— Start Records shown —

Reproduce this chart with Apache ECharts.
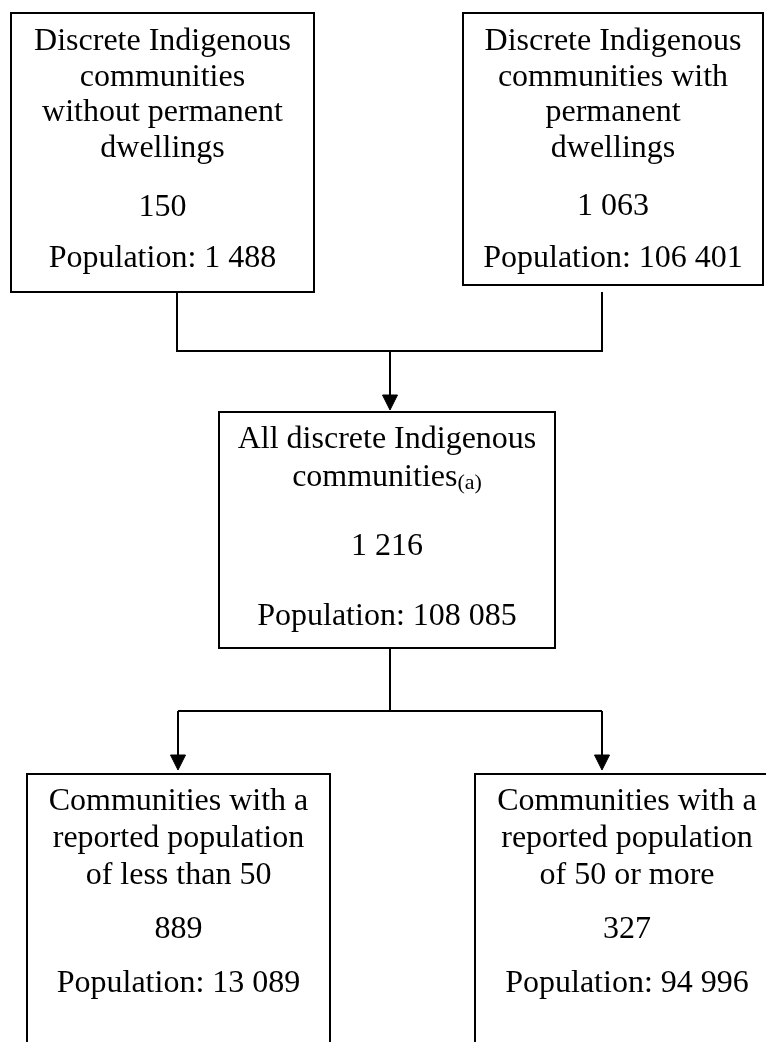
<!DOCTYPE html>
<html>
<head>
<meta charset="utf-8">
<style>
  html, body { margin: 0; padding: 0; background: #ffffff; }
  #chart { width: 766px; height: 1042px; }
</style>
<script src="https://cdn.jsdelivr.net/npm/echarts@6/dist/echarts.min.js"></script>
</head>
<body>
<div id="chart"></div>
<script>
// ---- Data ----
const boxTitles = [
  ['Discrete Indigenous', 'communities', 'without permanent', 'dwellings'],
  ['Discrete Indigenous', 'communities with', 'permanent', 'dwellings'],
  ['All discrete Indigenous', '{m|communities}{s|(a)}'],
  ['Communities with a', 'reported population', 'of less than 50'],
  ['Communities with a', 'reported population', 'of 50 or more']
];
const communityCounts = [150, 1063, 1216, 889, 327];
const populations = [1488, 106401, 108085, 13089, 94996];

// ---- Layout (positions in a 766 x 1042 frame) ----
const boxRects = [
  [11, 13, 314, 292],
  [463, 13, 763, 285],
  [219, 412, 555, 648],
  [27, 774, 330, 1070],
  [475, 774, 779, 1070]
];
const titleBaselines = [[53, 35.5], [53, 35.5], [451, 36], [813, 37], [813, 37]];
const countBaselines = [218.5, 217.5, 558, 941, 941];
const popBaselines = [270, 270, 628, 995, 995];
const connectors = [
  { pts: [[177, 288], [177, 351], [602, 351], [602, 292]], arrow: false },
  { pts: [[390, 351], [390, 400]], arrow: 410 },
  { pts: [[390, 648], [390, 711]], arrow: false },
  { pts: [[178, 711], [602, 711]], arrow: false },
  { pts: [[178, 711], [178, 760]], arrow: 770 },
  { pts: [[602, 711], [602, 760]], arrow: 770 }
];

const FS = 32;
const FONT = FS + 'px "Liberation Serif", "Times New Roman", serif';
const MID = 11; // baseline -> middle offset

function fmt(n) {
  return String(n).replace(/\B(?=(\d{3})+(?!\d))/g, ' ');
}

const chart = echarts.init(document.getElementById('chart'), null, { renderer: 'canvas' });

const option = {
  backgroundColor: '#ffffff',
  animation: false,
  grid: { left: 0, right: 0, top: 0, bottom: 0 },
  xAxis: { type: 'value', min: 0, max: 766, show: false },
  yAxis: { type: 'value', min: 0, max: 1042, inverse: true, show: false },
  series: [
    {
      type: 'custom',
      coordinateSystem: 'cartesian2d',
      clip: false,
      data: connectors.map((c, i) => [i]),
      renderItem: function (params, api) {
        const c = connectors[params.dataIndex];
        const pts = c.pts.map(p => api.coord(p));
        const children = [{
          type: 'polyline',
          shape: { points: pts },
          style: { stroke: '#000', lineWidth: 2, fill: null }
        }];
        if (c.arrow) {
          const last = c.pts[c.pts.length - 1];
          const tip = api.coord([last[0], c.arrow]);
          const bl = api.coord([last[0] - 7.5, c.arrow - 15]);
          const br = api.coord([last[0] + 7.5, c.arrow - 15]);
          children.push({
            type: 'polygon',
            shape: { points: [tip, bl, br] },
            style: { fill: '#000', stroke: '#000', lineWidth: 1 }
          });
        }
        return { type: 'group', children: children };
      }
    },
    {
      type: 'custom',
      coordinateSystem: 'cartesian2d',
      clip: false,
      data: communityCounts.map((v, i) => [i, v, populations[i]]),
      renderItem: function (params, api) {
        const i = params.dataIndex;
        const r = boxRects[i];
        const p0 = api.coord([r[0], r[1]]);
        const p1 = api.coord([r[2], r[3]]);
        const cx = (p0[0] + p1[0]) / 2;
        const children = [{
          type: 'rect',
          shape: { x: p0[0], y: p0[1], width: p1[0] - p0[0], height: p1[1] - p0[1] },
          style: { fill: '#fff', stroke: '#000', lineWidth: 2 }
        }];
        const tb = titleBaselines[i];
        boxTitles[i].forEach((line, k) => {
          const y = api.coord([0, tb[0] + k * tb[1] - MID])[1];
          children.push({
            type: 'text',
            style: {
              text: line, x: cx, y: y, font: FONT, fill: '#000',
              align: 'center', verticalAlign: 'middle',
              rich: {
                m: { fontSize: FS, fontFamily: '"Liberation Serif", serif', fill: '#000', verticalAlign: 'bottom', lineHeight: 36 },
                s: { fontSize: 22, fontFamily: '"Liberation Serif", serif', fill: '#000', verticalAlign: 'bottom', lineHeight: 29.5 }
              }
            }
          });
        });
        const yc = api.coord([0, countBaselines[i] - MID])[1];
        children.push({
          type: 'text',
          style: { text: fmt(api.value(1)), x: cx, y: yc, font: FONT, fill: '#000', align: 'center', verticalAlign: 'middle' }
        });
        const yp = api.coord([0, popBaselines[i] - MID])[1];
        children.push({
          type: 'text',
          style: { text: 'Population: ' + fmt(api.value(2)), x: cx, y: yp, font: FONT, fill: '#000', align: 'center', verticalAlign: 'middle' }
        });
        return { type: 'group', children: children };
      }
    }
  ]
};

chart.setOption(option);
</script>
</body>
</html>
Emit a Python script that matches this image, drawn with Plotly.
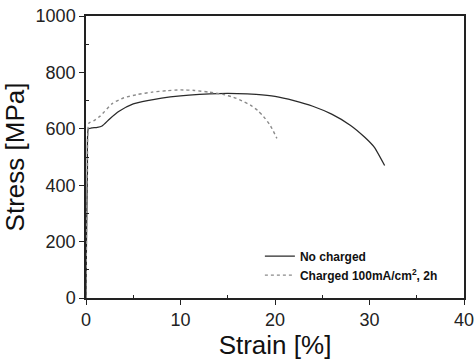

— End Records shown —

Each entry shown above must be quoted exactly, with its pictures left out.

◆ Exercise answer:
Reproduce this chart with Apache ECharts.
<!DOCTYPE html>
<html>
<head>
<meta charset="utf-8">
<style>
  html, body { margin: 0; padding: 0; background: #ffffff; }
  #chart { width: 766px; height: 1042px; }
</style>
<script src="https://cdn.jsdelivr.net/npm/echarts@6/dist/echarts.min.js"></script>
</head>
<body>
<div id="chart"></div>
<script>
// ---- Data ----
const boxTitles = [
  ['Discrete Indigenous', 'communities', 'without permanent', 'dwellings'],
  ['Discrete Indigenous', 'communities with', 'permanent', 'dwellings'],
  ['All discrete Indigenous', '{m|communities}{s|(a)}'],
  ['Communities with a', 'reported population', 'of less than 50'],
  ['Communities with a', 'reported population', 'of 50 or more']
];
const communityCounts = [150, 1063, 1216, 889, 327];
const populations = [1488, 106401, 108085, 13089, 94996];

// ---- Layout (positions in a 766 x 1042 frame) ----
const boxRects = [
  [11, 13, 314, 292],
  [463, 13, 763, 285],
  [219, 412, 555, 648],
  [27, 774, 330, 1070],
  [475, 774, 779, 1070]
];
const titleBaselines = [[53, 35.5], [53, 35.5], [451, 36], [813, 37], [813, 37]];
const countBaselines = [218.5, 217.5, 558, 941, 941];
const popBaselines = [270, 270, 628, 995, 995];
const connectors = [
  { pts: [[177, 288], [177, 351], [602, 351], [602, 292]], arrow: false },
  { pts: [[390, 351], [390, 400]], arrow: 410 },
  { pts: [[390, 648], [390, 711]], arrow: false },
  { pts: [[178, 711], [602, 711]], arrow: false },
  { pts: [[178, 711], [178, 760]], arrow: 770 },
  { pts: [[602, 711], [602, 760]], arrow: 770 }
];

const FS = 32;
const FONT = FS + 'px "Liberation Serif", "Times New Roman", serif';
const MID = 11; // baseline -> middle offset

function fmt(n) {
  return String(n).replace(/\B(?=(\d{3})+(?!\d))/g, ' ');
}

const chart = echarts.init(document.getElementById('chart'), null, { renderer: 'canvas' });

const option = {
  backgroundColor: '#ffffff',
  animation: false,
  grid: { left: 0, right: 0, top: 0, bottom: 0 },
  xAxis: { type: 'value', min: 0, max: 766, show: false },
  yAxis: { type: 'value', min: 0, max: 1042, inverse: true, show: false },
  series: [
    {
      type: 'custom',
      coordinateSystem: 'cartesian2d',
      clip: false,
      data: connectors.map((c, i) => [i]),
      renderItem: function (params, api) {
        const c = connectors[params.dataIndex];
        const pts = c.pts.map(p => api.coord(p));
        const children = [{
          type: 'polyline',
          shape: { points: pts },
          style: { stroke: '#000', lineWidth: 2, fill: null }
        }];
        if (c.arrow) {
          const last = c.pts[c.pts.length - 1];
          const tip = api.coord([last[0], c.arrow]);
          const bl = api.coord([last[0] - 7.5, c.arrow - 15]);
          const br = api.coord([last[0] + 7.5, c.arrow - 15]);
          children.push({
            type: 'polygon',
            shape: { points: [tip, bl, br] },
            style: { fill: '#000', stroke: '#000', lineWidth: 1 }
          });
        }
        return { type: 'group', children: children };
      }
    },
    {
      type: 'custom',
      coordinateSystem: 'cartesian2d',
      clip: false,
      data: communityCounts.map((v, i) => [i, v, populations[i]]),
      renderItem: function (params, api) {
        const i = params.dataIndex;
        const r = boxRects[i];
        const p0 = api.coord([r[0], r[1]]);
        const p1 = api.coord([r[2], r[3]]);
        const cx = (p0[0] + p1[0]) / 2;
        const children = [{
          type: 'rect',
          shape: { x: p0[0], y: p0[1], width: p1[0] - p0[0], height: p1[1] - p0[1] },
          style: { fill: '#fff', stroke: '#000', lineWidth: 2 }
        }];
        const tb = titleBaselines[i];
        boxTitles[i].forEach((line, k) => {
          const y = api.coord([0, tb[0] + k * tb[1] - MID])[1];
          children.push({
            type: 'text',
            style: {
              text: line, x: cx, y: y, font: FONT, fill: '#000',
              align: 'center', verticalAlign: 'middle',
              rich: {
                m: { fontSize: FS, fontFamily: '"Liberation Serif", serif', fill: '#000', verticalAlign: 'bottom', lineHeight: 36 },
                s: { fontSize: 22, fontFamily: '"Liberation Serif", serif', fill: '#000', verticalAlign: 'bottom', lineHeight: 29.5 }
              }
            }
          });
        });
        const yc = api.coord([0, countBaselines[i] - MID])[1];
        children.push({
          type: 'text',
          style: { text: fmt(api.value(1)), x: cx, y: yc, font: FONT, fill: '#000', align: 'center', verticalAlign: 'middle' }
        });
        const yp = api.coord([0, popBaselines[i] - MID])[1];
        children.push({
          type: 'text',
          style: { text: 'Population: ' + fmt(api.value(2)), x: cx, y: yp, font: FONT, fill: '#000', align: 'center', verticalAlign: 'middle' }
        });
        return { type: 'group', children: children };
      }
    }
  ]
};

chart.setOption(option);
</script>
</body>
</html>
Emit a Python script that matches this image, drawn with Plotly.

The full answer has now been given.